Comparé à d’autres pays, on ne peut pas dire que le Sénégal ne respecte pas du tout la liberté d’expression ou la viole. En même temps, se demander où en est un pays par rapport aux normes internationales de la liberté d’expression, cela reviendrait à dire qu’il existe des pays parfaits, or ce n’est pas le cas. La vraie question c’est qu’il y a toujours de nouveaux enjeux par rapport à la liberté d’expression. A chaque fois qu’il y a un nouveau phénomène, il y a des acquis remis en cause. Ici au Sénégal, on a eu en 2014 un professeur d’université (Professeur Omar Sankaharé, Ndlr) qui a écrit un livre où il faisait un syllogisme entre la Grèce antique et le Coran. Il a reçu une volée de bois vert car il avait touché un sujet sensible ! On a trouvé alors qu’il y avait un vrai problème avec la liberté d’expression. Dans un monde en mutation, liée à la mondialisation, aux rapports qu’on a avec l’information, comment est-ce qu’on se défend pour que la liberté d’expression ne recule pas ? Comment fait-on pour qu’elle avance ? Les Tic sont des révolutions dans la manière de communiquer. Les gens ne comprennent pas toujours tout sur la manière d’utiliser les réseaux sociaux, mais ils savent que c’est quelque chose qui leur permet de mieux communiquer. Qu’est-ce que cet avantage technologique peut apporter à la liberté d’expression sans que ce soit un repli pour les gouvernements, dont le reflexe est de penser les Tic sous le prisme de la sécurité nationale. Dans notre analyse, nous écrivons qu’il y a des choses intéressantes qui ont été faites, mais certains points sont à améliorer.
Du coup, concrètement, quelle pratique sur internet est susceptible d’être censurée au Sénégal ?

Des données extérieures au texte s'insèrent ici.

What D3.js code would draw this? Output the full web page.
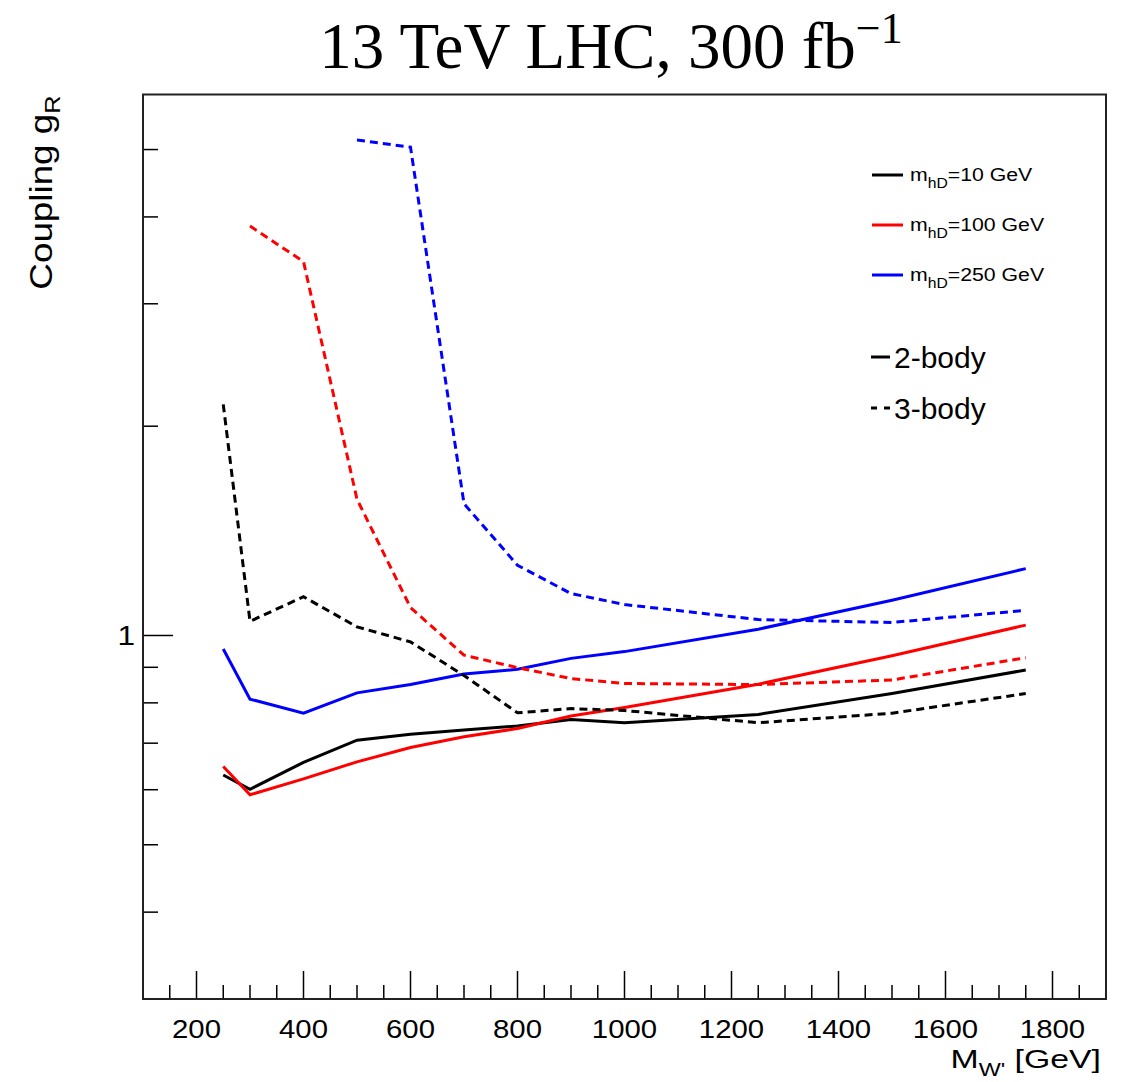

On peut prendre l’exemple des bloggeurs et journalistes citoyens. Il y en a beaucoup au Sénégal. L’actuel Code de la presse va donner une définition très restrictive par rapport aux journalistes. Il y a un certain nombre de critères à remplir pour être considéré comme journaliste. Les bloggeurs citoyens, ils n’ont certes pas la formation de journaliste, mais leur contribution pour le public est très importante. On a l’impression que le Code de la presse va être un recul au regard des recommandations internationales. Le Comité des droits de l’Homme promeut l’idée qu’il faut élargir la définition du journaliste pour qu’un bloggeur ou un journaliste citoyen puisse bénéficier d’un certain nombre de privilèges.
Dans notre analyse, nous parlons aussi des intermédiaires internet, comme par exemple les hébergeurs de sites web. Dans plusieurs pays, les intermédiaires ne sont pas responsables du contenu qu’un tiers publie par leur biais. C’est un gros débat en ce moment : si quelqu’un diffame une personne dans les commentaires d’un site d’info, le site est-il responsable ? Nous interpellons l’Etat sur cette question car il existe pour l’instant, un vide juridique au Sénégal. Notre position est de dire que certains délits de droits communs traités par le Code pénal, qui sont valables pour les délits hors ligne, devraient l’être pour les délits en ligne. On pense qu’on n’est pas obligé de créer de nouvelles lois pour internet. Mais si on légifère spécialement pour le net, ne soyons pas dans une logique répressive, mais renforçons la liberté d’expression en la définissant plus clairement.
Concernant la diffamation justement, est-ce qu’une dépénalisation sur internet ne pourrait pas induire une forme d’impunité ?
Tout d’abord, Article 19 fait la distinction entre la diffamation dans le cadre des délits de presse et la diffamation entre personnes. Par dépénalisation, nous entendons l’interdiction de mettre en prison un journaliste pour des propos diffamants qu’il a tenus dans le cadre de son métier. Souvent, la diffamation sur internet ne vient pas des journalistes en ligne, mais de simples citoyens qui commentent sous les articles. Je pense qu’il y a toute une éducation à la culture numérique qui n’est pas encore ancrée dans la société. C’est un travail que l’Etat, les parents et la Société civile doivent faire. Il faut faire comprendre aux gens qu’internet n’est pas une zone de non-droit, il y a des règles. Tout est une question d’éducation. La manière dont vous vous comportez hors-ligne, c’est la même dont vous vous comportez en ligne.